The expertise originated in the EP2 group at UC3M, where Daniel Pérez Grande developed advanced competences in plasma modelling, numerical simulation and charged particle dynamics. Those tools were shaped in a fusion oriented environment, even when applied to space propulsion topics. What moved to industry was not a piece of fusion hardware, but something just as valuable, a rigorous design culture grounded in plasma physics.
That transfer took concrete form in 2019, when Daniel Pérez Grande and two fellow researchers founded IENAI SPACE in Madrid. They saw that many existing propulsion systems were poorly suited to CubeSats and small satellites, where power, mass and volume are tightly constrained. Drawing on fusion derived analytical methods, they developed a new class of electrospray propulsion systems based on conductive molten salt propellants, designed to deliver precise manoeuvring with very low power consumption.
What made the difference was speed with depth. The founders applied first principles modelling and cross disciplinary systems thinking inherited from fusion research to shorten development cycles, reduce prototyping effort and improve overall performance. That same mindset also helped integrate propulsion, power and control within architectures small enough for the new space market. Today, IENAI presents ATHENA as a highly compact electrospray propulsion family engineered for spacecraft that need to go further, for longer.
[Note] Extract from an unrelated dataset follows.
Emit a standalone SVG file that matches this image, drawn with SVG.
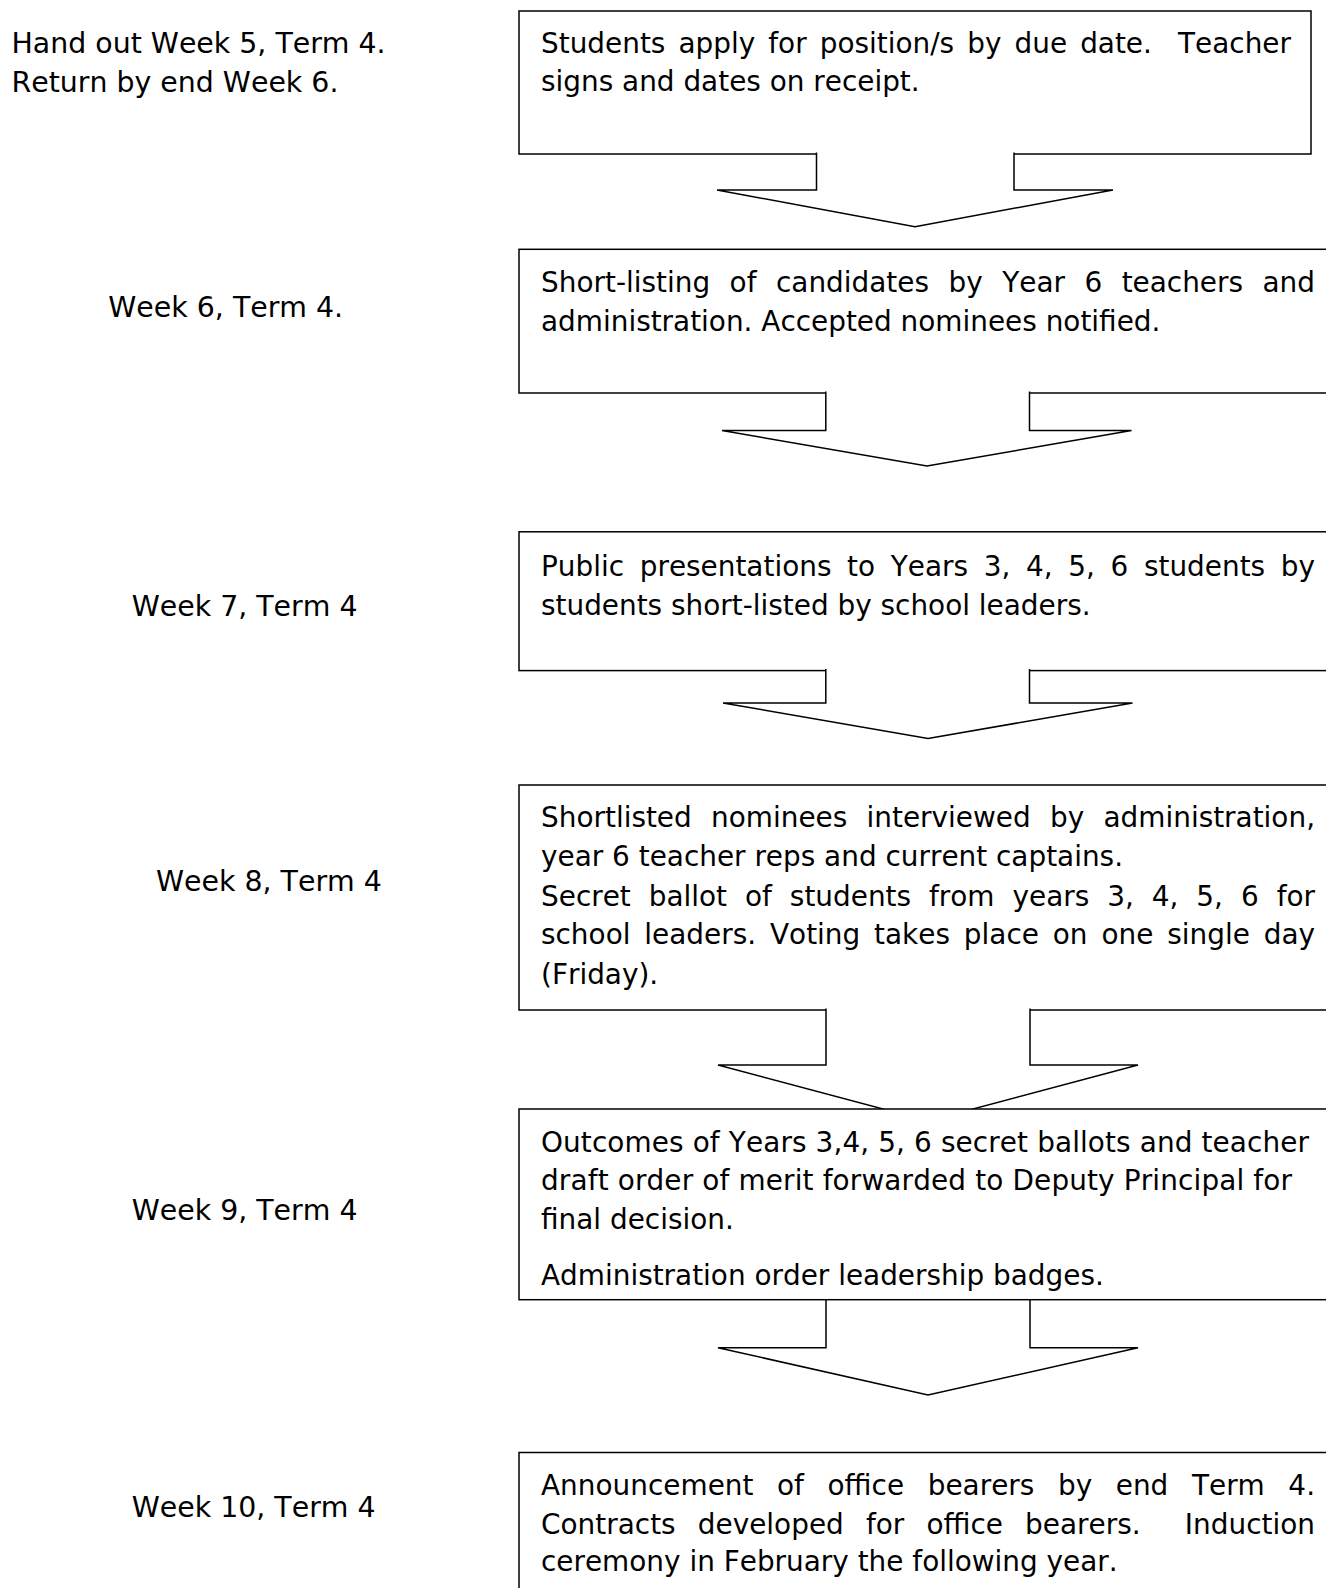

In only a few years, the company has grown to more than 30 professionals, secured more than €10 million in combined public and private investment, and is preparing multiple in orbit demonstrations in 2026. The story is a strong example of competence transfer at its best. Fusion did not simply inspire a new product. It helped shape the scientific discipline, modelling habits and engineering ambition behind a new European space company.